Newton's Second Law can also be expressed as

Now your the one that is misunderstanding Newton's Second Law. Look at the Wikipedia quote again. When you push on the doorway (or a house or the world), you aren't changing the momentum of the object except in extremely minute quantities. It's just too big to make a noticeable change to it's momentum to the human observer. But you are changing the momentum of the doorway (or house or the world). You can "feel" it in your arms as you push. That's force. And it is most certainly related to the mass of the object...massive in the case of the doorway, extremely massive in the case of a house and almost incomprehensibly massive in the case of the world...and the acceleration imparted into the object.

Now if you get a more massive object or something to impart more force to push on the doorway (or house or world), you can overcome the mass and get the object moving. If you were to put a hydraulic jack in the doorway and apply force with that you could move the door jamb in the wall. You'd break the door jamb and probably the wall but you would get the jamb accelerated and moving.

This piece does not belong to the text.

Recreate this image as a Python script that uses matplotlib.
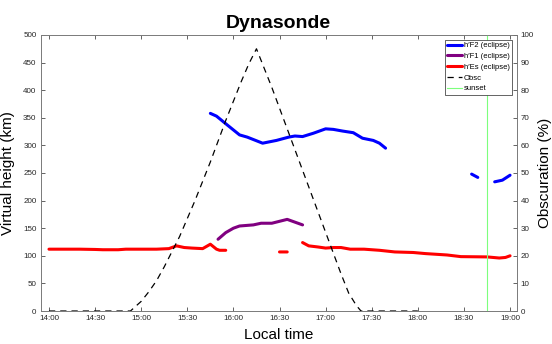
import matplotlib
matplotlib.use("Agg")
import matplotlib.pyplot as plt
import numpy as np

# h'F2 (eclipse) - three pieces, NaN between them
f2_times = ["15:45", "15:49", "15:56", "16:04", "16:09", "16:19", "16:28", "16:36",
            "16:40", "16:45", "16:52", "17:00", "17:05", "17:11", "17:18", "17:24",
            "17:31", "17:35", "17:39", None,
            "18:35", "18:39", None,
            "18:50", "18:55", "19:00"]
f2_height = [358, 353, 337, 319, 315, 304, 309, 315,
             317, 316, 322, 330, 329, 326, 323, 313,
             309, 304, 295, None,
             248, 242, None,
             234, 237, 246]

# h'F1 (eclipse)
f1_times = ["15:50", "15:55", "16:00", "16:04", "16:13", "16:18", "16:25", "16:35", "16:39", "16:45"]
f1_height = [130, 142, 150, 154, 156, 159, 159, 166, 162, 156]

# h'Es (eclipse)
es_times = ["14:00", "14:10", "14:20", "14:30", "14:35", "14:45", "14:50", "15:00", "15:10",
            "15:18", "15:23", "15:28", "15:33", "15:40", "15:45", "15:49", "15:51", "15:55", None,
            "16:30", "16:35", None,
            "16:45", "16:49", "16:55", "17:00", "17:05", "17:10", "17:16", "17:25", "17:35",
            "17:45", "17:57", "18:05", "18:19", "18:28", "18:45", "18:53", "18:57", "19:00"]
es_height = [112, 112, 112, 111.5, 111, 111, 112, 112, 112,
             113, 118, 115, 114, 113, 121, 112, 110, 110, None,
             107, 107, None,
             124, 118, 116, 114, 115, 115, 112, 112, 110,
             107, 106, 104, 101.5, 98.5, 98, 96, 97, 100]

# eclipse obscuration (%)
obsc_times = ["14:00", "14:30", "14:53", "15:00", "15:05", "15:10", "15:15", "15:20", "15:25",
              "15:30", "15:35", "15:40", "15:45", "15:50", "15:55", "16:00", "16:05", "16:10",
              "16:15", "16:20", "16:25", "16:30", "16:35", "16:40", "16:45", "16:50", "16:55",
              "17:00", "17:05", "17:10", "17:15", "17:20", "17:23", "17:40", "18:00"]
obsc_pct = [0, 0, 0, 3.5, 7, 11, 16, 21.5, 27,
            33.5, 40, 47, 54, 61.5, 69, 76, 83, 89.5,
            95, 88, 81, 73.5, 66, 58.5, 51, 43.5, 36,
            28.5, 21, 13.5, 6.5, 2, 0, 0, 0]

sunset_time = "18:45"

xtick_labels = ["14:00", "14:30", "15:00", "15:30", "16:00", "16:30",
                "17:00", "17:30", "18:00", "18:30", "19:00"]

legend_labels = ["h\u2032F2 (eclipse)", "h\u2032F1 (eclipse)", "h\u2032Es (eclipse)",
                 "Obsc", "sunset"]


def to_hours(t):
    if t is None:
        return np.nan
    h, m = t.split(":")
    return int(h) + int(m) / 60.0


def series(times, values):
    x = np.array([to_hours(t) for t in times])
    y = np.array([np.nan if v is None else v for v in values], dtype=float)
    return x, y


plt.rcParams["font.family"] = ["Liberation Sans", "DejaVu Sans"]
axis_color = "#262626"

fig = plt.figure(figsize=(5.52, 3.44), dpi=100)
ax = fig.add_axes([0.0737, 0.0959, 0.862, 0.8024])
ax2 = ax.twinx()

x, y = series(f2_times, f2_height)
l_f2, = ax.plot(x, y, color="#0000ff", lw=2.2, solid_capstyle="round")
x, y = series(f1_times, f1_height)
l_f1, = ax.plot(x, y, color="#800080", lw=2.2, solid_capstyle="round")
x, y = series(es_times, es_height)
l_es, = ax.plot(x, y, color="#ff0000", lw=2.2, solid_capstyle="round")

x, y = series(obsc_times, obsc_pct)
l_obsc, = ax2.plot(x, y, color="black", lw=0.9, dashes=(5, 4))
l_sun = ax2.axvline(to_hours(sunset_time), color="#7dff7d", lw=0.8)

ax.set_xlim(13.91, 19.07)
ax.set_ylim(0, 500)
ax2.set_ylim(0, 100)
ax.set_xticks([to_hours(t) for t in xtick_labels])
ax.set_xticklabels(xtick_labels)
ax.set_yticks(np.arange(0, 501, 50))
ax2.set_yticks(np.arange(0, 101, 10))

for a in (ax, ax2):
    a.tick_params(direction="in", length=3, width=0.5, labelsize=5.8,
                  colors=axis_color, pad=3)
    for s in a.spines.values():
        s.set_color("#7a7a7a")
        s.set_linewidth(0.6)
ax.tick_params(axis="x", top=True)

ax.set_title("Dynasonde", fontsize=14, fontweight="bold", pad=5)
ax.set_xlabel("Local time", fontsize=11, labelpad=4)
ax.set_ylabel("Virtual height (km)", fontsize=11, labelpad=6)
ax2.set_ylabel("Obscuration (%)", fontsize=11, labelpad=3)

leg = ax2.legend([l_f2, l_f1, l_es, l_obsc, l_sun], legend_labels,
                 loc="upper right", fontsize=5.5, handlelength=2.0, handletextpad=0.2,
                 labelspacing=0.45, borderpad=0.3, borderaxespad=0.6,
                 frameon=True, fancybox=False, framealpha=1)
leg.get_frame().set_edgecolor("#262626")
leg.get_frame().set_linewidth(0.5)

fig.savefig("out.png", dpi=100)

Try to "push" on anything without using force. You just can't do it.

Nope. You are moving the bike through the air. The bike has mass. The air has mass. To move the bike, you have to put force into the pedals (push them down) to put force to the tires to push against the air as the bike moves forward. The faster you go, the more the air pushes back and you get to a point, very quickly, where you just don't have enough power to push against the air to gain speed. Drivetrain losses are vanishingly small and rolling resistance quickly becomes only a small part of the problem. If the air itself is moving, the power, and therefore the force, needed to push against the air is even greater.